Urban planning requires cars to be as close as possible to all of our social activities. That's how you destroy the natural habitat, public transit, local supply, and eventually the social network that humans have established in millennia.

However, the good news is that the looming energy crisis may come to our rescue.

2 comments:

Anonymous said...

Trams can be a great partial answer - mostly in cities.

Even here, in sunny Belper, the supermarket is on the edge of town (the opposite edge to where we live, if we live on the edge at all. Still need the car to bring the weekly shop back home.

I suppose a pony and trap might be OK, but the garden's not big enough for both the dog an a horse. Horse manure would be great for the tomatoes though!

peezedtee said...

No, I don't think a return to horses and carts would be a good idea. Someone would have to clear up all the excrement from the streets.

For shopping I have one of those bags on wheels, and go twice a week instead of once.

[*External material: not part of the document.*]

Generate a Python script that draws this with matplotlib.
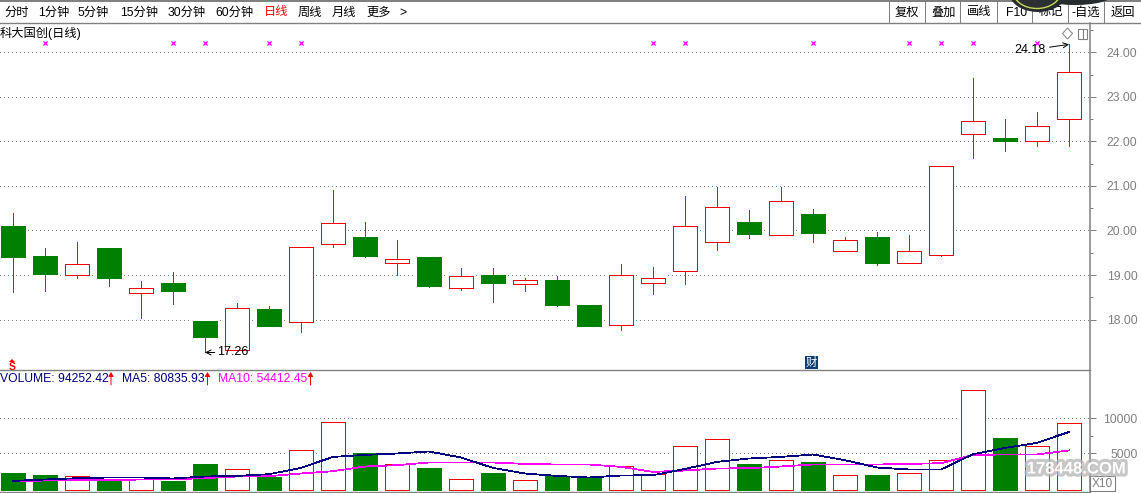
import numpy as np
import matplotlib
matplotlib.use("Agg")
import matplotlib.pyplot as plt
import matplotlib.patheffects as pe
from matplotlib.patches import Rectangle, Ellipse, Polygon

plt.rcParams['font.family'] = ['Liberation Sans', 'Noto Sans CJK SC', 'DejaVu Sans']

# values
highs = [20.39, 19.60, 19.74, 19.60, 18.86, 19.06, 17.96, 18.37, 18.30, 19.64, 20.91, 20.19,
         19.78, 19.40, 19.15, 19.15, 18.93, 18.97, 18.32, 19.24, 19.18, 20.77, 20.97, 20.46,
         20.97, 20.48, 19.85, 19.96, 19.89, 21.46, 23.42, 22.50, 22.66, 24.18]
tops = [20.10, 19.42, 19.24, 19.60, 18.70, 18.82, 17.96, 18.25, 18.23, 19.64, 20.16, 19.85,
        19.35, 19.40, 18.97, 19.00, 18.88, 18.88, 18.32, 18.99, 18.94, 20.09, 20.52, 20.19,
        20.67, 20.37, 19.78, 19.85, 19.53, 21.46, 22.46, 22.07, 22.34, 23.56]
bottoms = [19.40, 19.02, 19.00, 18.93, 18.60, 18.64, 17.60, 17.32, 17.85, 17.95, 19.69, 19.42,
           19.27, 18.75, 18.70, 18.82, 18.80, 18.32, 17.85, 17.87, 18.83, 19.08, 19.75, 19.92,
           19.91, 19.94, 19.55, 19.27, 19.28, 19.46, 22.16, 22.01, 22.01, 22.50]
lows = [18.61, 18.64, 18.93, 18.75, 18.03, 18.34, 17.26, 17.32, 17.85, 17.72, 19.63, 19.40,
        19.01, 18.73, 18.66, 18.39, 18.64, 18.30, 17.85, 17.76, 18.57, 18.79, 19.56, 19.83,
        19.91, 19.74, 19.55, 19.22, 19.28, 19.42, 21.62, 21.78, 21.89, 21.89]
# 1 = rising (red outline), 0 = falling (solid green)
rising = [0, 0, 1, 0, 1, 0, 0, 1, 0, 1, 1, 0, 1, 0, 1, 0, 1, 0, 0, 1, 1, 1, 1, 0,
          1, 0, 1, 0, 1, 1, 1, 0, 1, 1]
volume = [2186, 1900, 1714, 1043, 1286, 1043, 3471, 2714, 1614, 5429, 9571, 5043, 3571, 2900,
          1286, 2186, 1143, 1757, 1471, 3143, 2000, 6000, 7000, 3471, 4000, 3757, 1857, 1900,
          2143, 4000, 14000, 7186, 6000, 9425]
ma5 = [1086, 1286, 1471, 1571, 1571, 1429, 1714, 1800, 2043, 2943, 4514, 4800, 5000, 5286,
       4429, 2943, 2143, 1800, 1571, 1857, 1900, 2800, 3800, 4286, 4514, 4857, 4043, 3000,
       2714, 2714, 4900, 5800, 6514, 8083]
ma10 = [1000, 1143, 1186, 1186, 1286, 1329, 1471, 1714, 1757, 2143, 2471, 3143, 3329, 3714,
        3714, 3714, 3514, 3429, 3429, 3086, 2371, 2571, 2857, 2900, 3143, 3429, 3429, 3429,
        3514, 3614, 4800, 4857, 4857, 5441]
signal_days = [1, 5, 6, 8, 9, 20, 21, 25, 28, 29, 30, 32]
price_ticks = [18, 19, 20, 21, 22, 23, 24]
vol_ticks = [5000, 10000]
menu_left = ["分时", "1分钟", "5分钟", "15分钟", "30分钟", "60分钟", "日线", "周线", "月线", "更多", ">"]
menu_left_x = [4, 38, 78, 120, 168, 215, 264, 298, 332, 366, 399]
menu_right = ["复权", "叠加", "画线", "F10", "标记", "-自选", "返回"]
menu_right_x = [895, 931, 967, 1006, 1039, 1072, 1111]
button_edges = [889, 925, 960, 997, 1032, 1068, 1104]

W, H = 1141, 493
GRAY = '#808080'
GREEN = '#008000'
RED = '#ff0000'
NAVY = '#000080'
MAGENTA = '#ff00ff'
PX = 0.72  # one pixel, in points

fig = plt.figure(figsize=(W / 100, H / 100), dpi=100)
fig.patch.set_facecolor('white')

def make_axes(top, bottom):
    # panels are placed by their pixel rows in the screenshot
    ax = fig.add_axes([0, 1 - bottom / H, 1089.5 / W, (bottom - top) / H])
    ax.set_xlim(-0.405, 33.64)
    ax.set_xticks([])
    for s in ax.spines.values():
        s.set_visible(False)
    ax.yaxis.tick_right()
    ax.spines['right'].set_visible(True)
    ax.spines['right'].set_color(GRAY)
    ax.spines['right'].set_linewidth(1.1)
    ax.tick_params(axis='y', which='major', length=4.5, width=PX, color=GRAY, labelcolor=GRAY,
                   labelsize=8.7, pad=30)
    ax.tick_params(axis='y', which='minor', length=2.5, width=PX, color=GRAY)
    ax.set_axisbelow(True)
    return ax

def right_align(ax):
    for lab in ax.get_yticklabels():
        lab.set_horizontalalignment('right')

def dotted(ax, ticks):
    for t in ticks:
        ax.axhline(t, color=GRAY, lw=PX, ls=(0, (1, 3)), zorder=1, antialiased=False)

def body(ax, i, low, high, z):
    if rising[i]:
        ax.bar(i, high - low, bottom=low, width=body_w, facecolor='white', edgecolor=RED,
               lw=PX, zorder=z, antialiased=False)
    else:
        ax.bar(i, high - low, bottom=low, width=body_w, facecolor=GREEN, edgecolor=GREEN,
               lw=PX, zorder=z, antialiased=False)

x = np.arange(len(highs))
body_w = 0.74

# ---------- candles ----------
ax = make_axes(23.5, 370.5)
ax.set_ylim(16.855, 24.65)
ax.set_yticks(price_ticks)
ax.set_yticklabels([f"{t:.2f}" for t in price_ticks])
ax.set_yticks([t + 0.5 for t in price_ticks], minor=True)
right_align(ax)
dotted(ax, price_ticks)

for i in x:
    c = RED if rising[i] else GREEN
    ax.vlines(i, lows[i], highs[i], color=c, lw=PX, zorder=2, antialiased=False)
    h = tops[i] - bottoms[i]
    ax.bar(i, h + 0.1, bottom=bottoms[i] - 0.05, width=0.94, color='white', zorder=1.5)
    body(ax, i, bottoms[i], tops[i], 3)

ax.scatter(signal_days, [24.21] * len(signal_days), marker='x', s=9, color=MAGENTA, lw=0.9, zorder=4)

ax.annotate("24.18", xy=(33, 24.18), xytext=(-17, -4), textcoords='offset points', ha='right', va='center',
            fontsize=9, arrowprops=dict(arrowstyle='->', lw=0.7, color='black', shrinkA=1, shrinkB=0), zorder=5)
ax.annotate("17.26", xy=(6, 17.26), xytext=(9, 0), textcoords='offset points', ha='left', va='center',
            fontsize=9, arrowprops=dict(arrowstyle='->', lw=0.7, color='black', shrinkA=0, shrinkB=0), zorder=5)

# ---------- volume ----------
ax2 = make_axes(370.5, 491.5)
ax2.set_ylim(-429, 16857)
ax2.set_yticks(vol_ticks)
ax2.set_yticklabels([str(t) for t in vol_ticks])
ax2.set_yticks([7500], minor=True)
right_align(ax2)
dotted(ax2, vol_ticks)

base = -200
for i in x:
    ax2.bar(i, volume[i] - base + 120, bottom=base - 60, width=0.94, color='white', zorder=1.5)
    body(ax2, i, base, volume[i], 2)
ax2.plot(x, ma10, color=MAGENTA, lw=0.55, zorder=3, antialiased=False)
ax2.plot(x, ma5, color=NAVY, lw=0.55, zorder=4, antialiased=False)

# ---------- window furniture, in screenshot pixels ----------
ov = fig.add_axes([0, 0, 1, 1], zorder=10)
ov.set_xlim(0, W)
ov.set_ylim(H, 0)
ov.axis('off')
ov.patch.set_alpha(0)

ov.add_patch(Rectangle((0, 0), W, 2, color=GRAY, lw=0))
ov.plot([0, W], [23.3, 23.3], color=GRAY, lw=1.0)
ov.plot([0, 1089.5], [370.4, 370.4], color=GRAY, lw=1.0)
ov.plot([0, 1089.5], [491.5, 491.5], color=GRAY, lw=1.0)
for bx in button_edges:
    ov.plot([bx, bx], [2, 23.3], color=GRAY, lw=PX)

for label, px in zip(menu_left, menu_left_x):
    ov.text(px, 12.5, label, fontsize=8.8, ha='left', va='center', color=RED if label == "日线" else 'black')
for label, px in zip(menu_right, menu_right_x):
    ov.text(px, 12.5, label, fontsize=8.8, ha='left', va='center', color='black', zorder=2)
ov.text(0, 33, "科大国创(日线)", fontsize=8.8, ha='left', va='center', color='black')

# round dark thing covering the top of the window
ov.add_patch(Ellipse((1075, -4), 72, 18, color='#262b2e', lw=0, zorder=3))
ov.add_patch(Ellipse((1038, -8), 58, 40, color='#262b2e', lw=0, zorder=3))
ov.add_patch(Ellipse((1037, -9), 48, 35, facecolor='#2c3033', edgecolor='#c9d65a', lw=1.0, zorder=4))

# legend of the volume panel
for label, px, col, arrow_x in [("VOLUME: 94252.42", 0, NAVY, 111), ("MA5: 80835.93", 122.5, NAVY, 207.5),
                                ("MA10: 54412.45", 218.5, MAGENTA, 310.5)]:
    ov.text(px, 378.5, label, fontsize=8.7, ha='left', va='center', color=col)
    ov.annotate("", xy=(arrow_x, 372), xytext=(arrow_x, 385),
                arrowprops=dict(arrowstyle='-|>,head_width=0.15,head_length=0.25', color=RED, lw=PX, shrinkA=0, shrinkB=0))

# small icons
ov.add_patch(Polygon([(1067.5, 28), (1072.5, 33.5), (1067.5, 39), (1062.5, 33.5)], fill=False, edgecolor=GRAY, lw=0.7))
ov.add_patch(Rectangle((1077.5, 28.5), 9.5, 10, fill=False, edgecolor=GRAY, lw=0.8))
ov.plot([1082.5, 1082.5], [28.5, 38.5], color=GRAY, lw=0.8)
ov.add_patch(Rectangle((805, 356), 13, 13, color='#0f3d6e', lw=0))
ov.text(811.5, 362.5, "财", fontsize=8.2, color='white', ha='center', va='center')
ov.add_patch(Polygon([(12, 359), (15, 362), (9, 362)], color=RED, lw=0))
ov.text(12, 366.5, "S", fontsize=7.5, fontweight='bold', color=RED, ha='center', va='center')

# X10 box and watermark
ov.add_patch(Rectangle((1090, 476), 25, 15, fill=False, edgecolor=GRAY, lw=0.8))
ov.text(1102.5, 484, "X10", fontsize=8.6, color=GRAY, ha='center', va='center')
ov.text(1076, 469, "178448.COM", fontsize=12, fontweight='bold', color='white', ha='center', va='center',
        path_effects=[pe.withStroke(linewidth=4.5, foreground='#b5b5b5', alpha=0.75)], zorder=6)

fig.savefig("out.png", dpi=100)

Or you could always get a bicycle with a trailer.

The deeper question, of course is: WHY is the supermarket on the edge of your town? And the answer no doubt is, because it is simply assumed that everyone has a motorcar.

This of course becomes self-fulfilling: if everyone in Belper didn't have a car in the first place, they do now, because of where the supermarket is. Thus the spiral of decline in which the motorcar gradually destroys our towns, our communities and ultimately our civilisation.